Tag Archive | growing

The Recipe to Winning

Howdy guys!

It’s been a while. I know.  I happened to look at my stats only to discover that even after months of inactivity on my end you guys are still reading and visiting and I am inspired all over again.  My inactivity here does not mean I have not been writing at all, just not posting.  I’ll try to be more regular.  Maybe I will actualize my life’s dream in the process.  Here’s a piece I had written a little while ago.  Hope you enjoy:

 

 

When conflict occurs,
If peace and reconciliation
Are to be the aims
Then the issue of who was right
And who was wrong
Must be utterly abandoned.
All that matters is that both seek
To not continue in being wrong:
By the inability to see things
From the perspective of the other.
The moment the two refuse to set both self
And pride aside
Long enough to acknowledge
Why the other felt the way they did
Perceived it as they did,
This is where the greatest of the wrongs has occurred.
So the true goal to winning becomes
Not to convince the other of your rightness
And their wrongness
But to endeavor to understand clearly
How it was perceived by the other
And after all is said and done,
Although they may not ever agree,
Both win because the emphasis is placed on the two
As a whole
And not as separate entities
In any given conflict
Both had to play a part in contributing to it.
But as long as both agree to
Suspend their self preservation long enough
To be touched by compassion and concern for the other
That is if the two can grasp this principle,
It will be the secret to success every time.
Where this simple statement:
“Based on your understanding of things, I see why you would feel that way”,
Could mean the difference between
Fulfillment and further frustration
When communicating.
When this approach is taken,
The focus of each is shifted off of self
And on to how both can better
Understand
Interact
And communicate successfully with the other.
And that is the secret to winning. 

A Worth While Investment

Let’s face it… relationships are expensive! And I don’t mean financially either [well on second thought, I've had my share of those types of relationships as well-- another story for another time].  But I’m more so talking about how taxing they can be emotionally, how costly they are in regards to your mental stability at times.   The enormous amount of time they demand.   All these things considered I’ve come to realize that Compass and Coins Smallrelationships are investments and investments, all too often, I’ve made in haste, only to discover it wasn’t worth while.  They appeared promising at first glance but at a deeper level, have only taught me that everything that glitters is definitely not gold.  Don’t get me wrong, it took me quite some time to learn this lesson.  Countless attempts I’ve made to yield a return on the love, dedication and emotion I’ve expended in a relationship only to some how came up short.  At other times the care and nurture I’ve put into building was met by all my efforts being undermined, unknowingly uprooted and replaced with weeds.   Every time it was a different character yet producing the same results namely, me being left bankrupt with all the vibrant and compassionate me I’ve invested handed back to me broken and in pieces–depleted and severely exhausted.  Reaping what I had not sown for, receiving nothing I had intended and very far from what I had given.

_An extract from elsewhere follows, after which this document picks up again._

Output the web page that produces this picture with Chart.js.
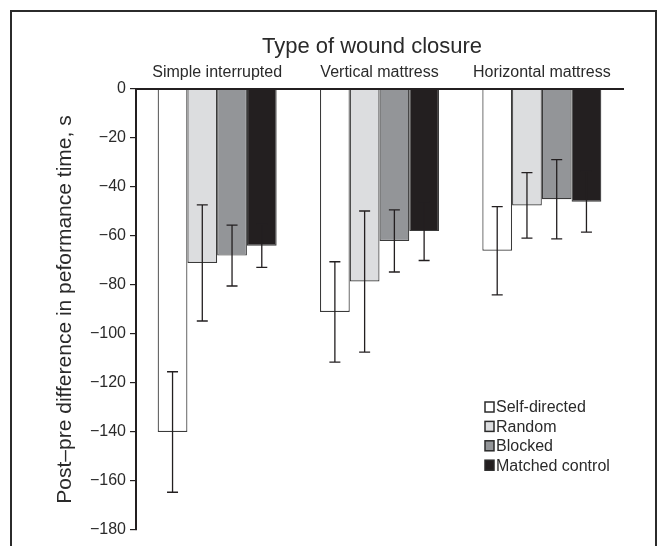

I don’t know how some do it; embark on more relationships than you can be counted on one or both hands.  Guess for some it provides a sense of accomplishment, adds notches to the good ol’ belt.  But as for me, I’ve learned that relationships are things I’ll handle with care, my fragility has been ill-handled far too many time for me to entrust it to just anyone, yet again.  I’m only making investments with partners [boos] that are willing to bring just as much if not more to the table than I am.  I’m making investments that are not just good for just a little while but investments that are worth while and consider both parties best interest and good in the end.

What You Watching For?

water_Full

They say watched pots never boil.  And although it is most applicable as a metaphor, things really do seem to take a longer time to cook when you’re eyeing it.  I can’t even begin to count how many times I’ve stirred a pot full of food on an empty stomach and it feeling like it took an eternity to finally be ready.   But this expression got me to thinking about how many other areas in our lives this concept applies to.   And the truth of the matter is that it’s all a matter of perspective.  In all actuality it takes the same amount of time to cook the same meal whether you’re hungry or full but your condition is going to color your perspective greatly and I’d argue that the same is true of relationships.

Why does it seem that the more you want a relationship, the longer it takes to finally come about?  The more you desire companionship, the further away all prospects seem to be?   I’ve come to learn that it’s the same principle as the watched pot, it always boils… eventually, just not as fast as we would have liked.  So what do we coin a new phrase?  Watched relationships never come to fruition.  Only they do, with time, they spring up from even the most deserted fields of singleness.  The seed of it had been hidden so deep underneath the parched surface it was almost impossible to believe it was there.  But it was and it does spring up when you least expect it. 

So what are you waiting for?  Get on with your life.  Enjoy it.  Single life is time you never get back once you take that plunge into the never-ending abyss of love, romance and coupledom.  Stop watching and waiting for life to start once you find a boo and start watering your life with new discoveries of you!  It’s only when you try to run on empty that you’re heightened to the emptiness that’s around you to distract you from the real emptiness that’s with in.